I know it's been about two weeks since I've last posted, but getting my manuscript out to those first book prizes was exhausting, and I've not been generating new work in the last month. I have work out--both manuscripts and small sets of poems--at 60 presses right now, so I'm just taking some time to rest. 

I have received a few rejection letters in the last two weeks, which is usually not something to crow about, but I received a really encouraging rejection email from Pokrbelly Press's Sugared Water. They had five poems of mine for almost six months, and they ended their otherwise standard form rejection with this:

While this particular work was not right for us, we were intrigued by what you're crafting, and would like to see more. Please consider submitting to us in the future.

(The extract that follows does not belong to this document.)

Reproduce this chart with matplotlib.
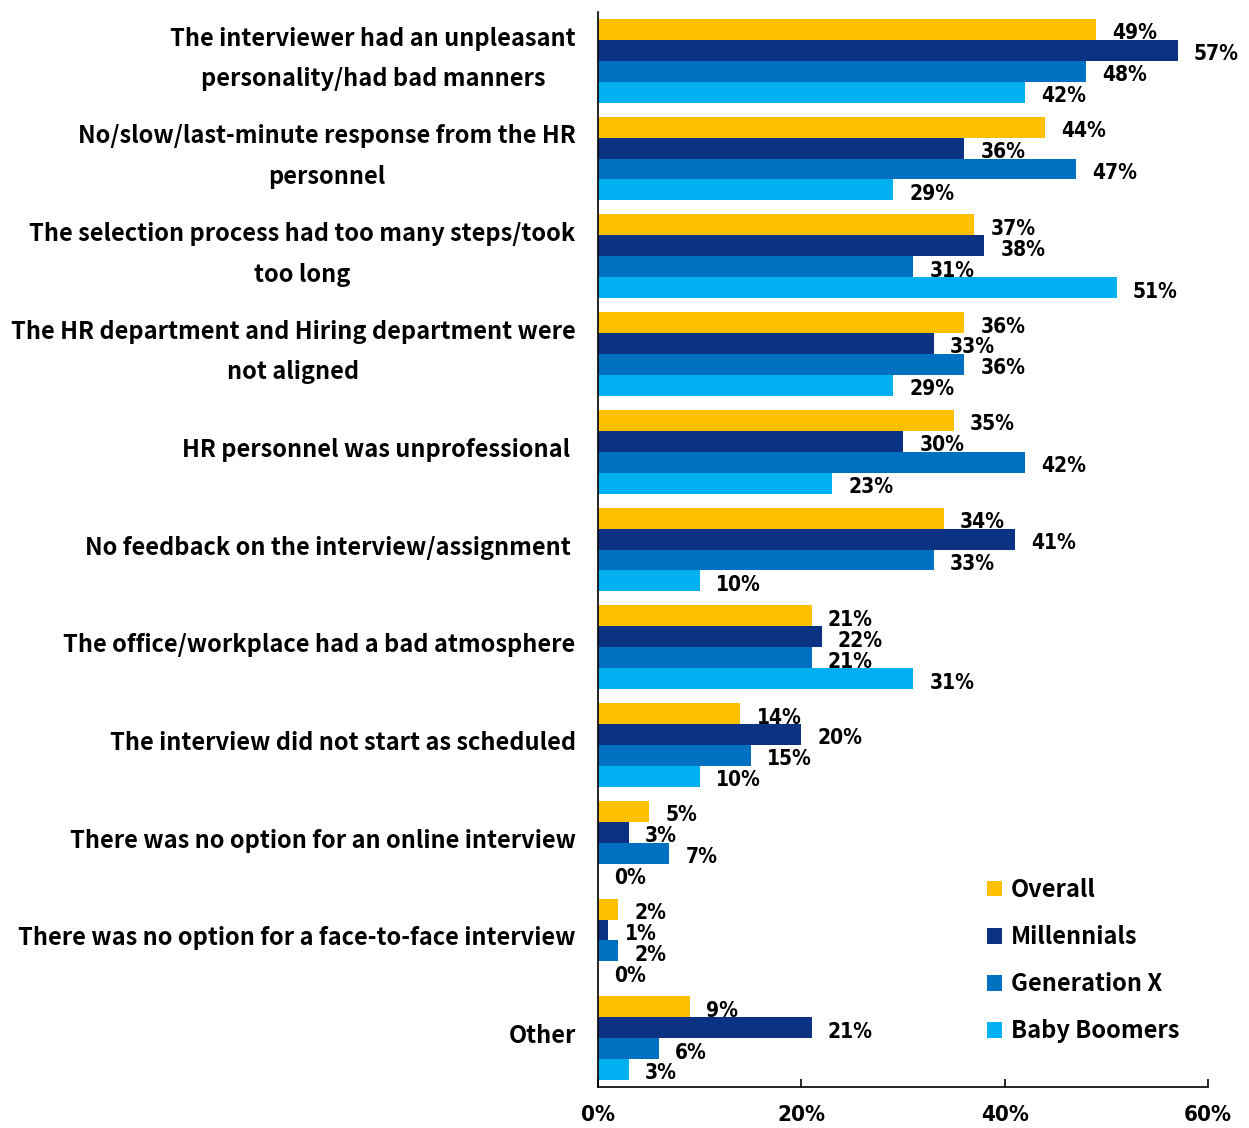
import matplotlib.pyplot as plt
import numpy as np

# データ
categories = [
    "The interviewer had an unpleasant\npersonality/had bad manners",
    "No/slow/last-minute response from the HR\npersonnel",
    "The selection process had too many steps/took\ntoo long",
    "The HR department and Hiring department were\nnot aligned",
    "HR personnel was unprofessional ",
    "No feedback on the interview/assignment ",
    "The office/workplace had a bad atmosphere",
    "The interview did not start as scheduled",
    "There was no option for an online interview",
    "There was no option for a face-to-face interview",
    "Other",
]
overall = [49, 44, 37, 36, 35, 34, 21, 14, 5, 2, 9]
millennials = [57, 36, 38, 33, 30, 41, 22, 20, 3, 1, 21]
gen_x = [48, 47, 31, 36, 42, 33, 21, 15, 7, 2, 6]
boomers = [42, 29, 51, 29, 23, 10, 31, 10, 0, 0, 3]

series = [
    ("Overall", overall, "#FFC000"),
    ("Millennials", millennials, "#0C3383"),
    ("Generation X", gen_x, "#0070C0"),
    ("Baby Boomers", boomers, "#00B0F0"),
]

cat_font = ["Noto Sans CJK JP", "DejaVu Sans"]
num_font = ["DejaVu Sans", "Liberation Sans"]

fig = plt.figure(figsize=(12.49, 11.28), dpi=100)
ax = fig.add_axes([0.4788, 0.0363, 0.4884, 0.9531])

y = np.arange(len(categories))
h = 0.214
for k, (name, vals, col) in enumerate(series):
    pos = y + (k - 1.5) * h
    ax.barh(pos, vals, height=h, color=col, label=name)
    for p, v in zip(pos, vals):
        ax.text(v + 1.6, p + 0.04, f"{v}%", va="center", ha="left",
                fontsize=15, fontweight="bold", family=num_font, fontstretch="condensed")

ax.set_xlim(0, 60)
ax.set_ylim(len(categories) - 0.5, -0.5)
ax.set_xticks([0, 20, 40, 60])
ax.set_xticklabels(["0%", "20%", "40%", "60%"], fontsize=16,
                   fontweight="bold", family=num_font, fontstretch="condensed")
ax.tick_params(axis="x", direction="in", length=6, width=1.2, pad=13)
ax.set_yticks([])
for s in ["top", "right"]:
    ax.spines[s].set_visible(False)
ax.spines["left"].set_linewidth(1.2)
ax.spines["bottom"].set_linewidth(1.2)

# 項目ラベル
for i, c in enumerate(categories):
    ax.text(-2.2, i - 0.02, c, ha="right", va="center", multialignment="center",
            fontsize=17.0, fontweight="bold", family=cat_font, linespacing=1.87,
            transform=ax.transData)

leg = ax.legend(loc="lower left", bbox_to_anchor=(0.603, 0.021), frameon=False,
                handlelength=0.65, handleheight=0.65, handletextpad=0.35,
                labelspacing=0.98, prop={"family": cat_font, "weight": "bold", "size": 17.0})

fig.savefig("out.png", dpi=100)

To be honest, my newer work is a lot weirder than my poetry usually is. It is full-on crone poetry: full of dark fairy tale imagery and ghosts and gardening and being swept out to sea. Porkbelly Press is small--but I think of it as edgy and cool. It's the kind of place I don't often submit, because I tend to think I'm not pushing the boundaries of edgy OR cool. 

Despite their editors' decision to pass on the work I sent, I am immensely encouraged, and I will submit to them again in the future. I think the five poems they read were a bit of a mixed bag, and I look forward to curating another, stronger submission for them in the near future.

On the book front, my chapbook manuscript is still under consideration after being submitted during American Poetry Journal's fall reading period, and my full-length manuscript is still being held with submissions to BOA Edition's A. Poulin, Jr. Award. Those are the last two fall book submissions, and from what I can tell via Duotrope, those two contests haven't sent any rejection slips yet. I believe BOA announces in May. 

I will be waiting for results of the spring first book awards for quite a while, but my submissions at Ghost Peach Press/Birdcoat Quarterly, Trio House Press, and Elixir Press have all moved to "In-Progress" at Submittable. The deadlines for Ghost Peach and Trio House are April 30/May 1, so they're already reading the submissions they've received--Elixir's deadline was March 31.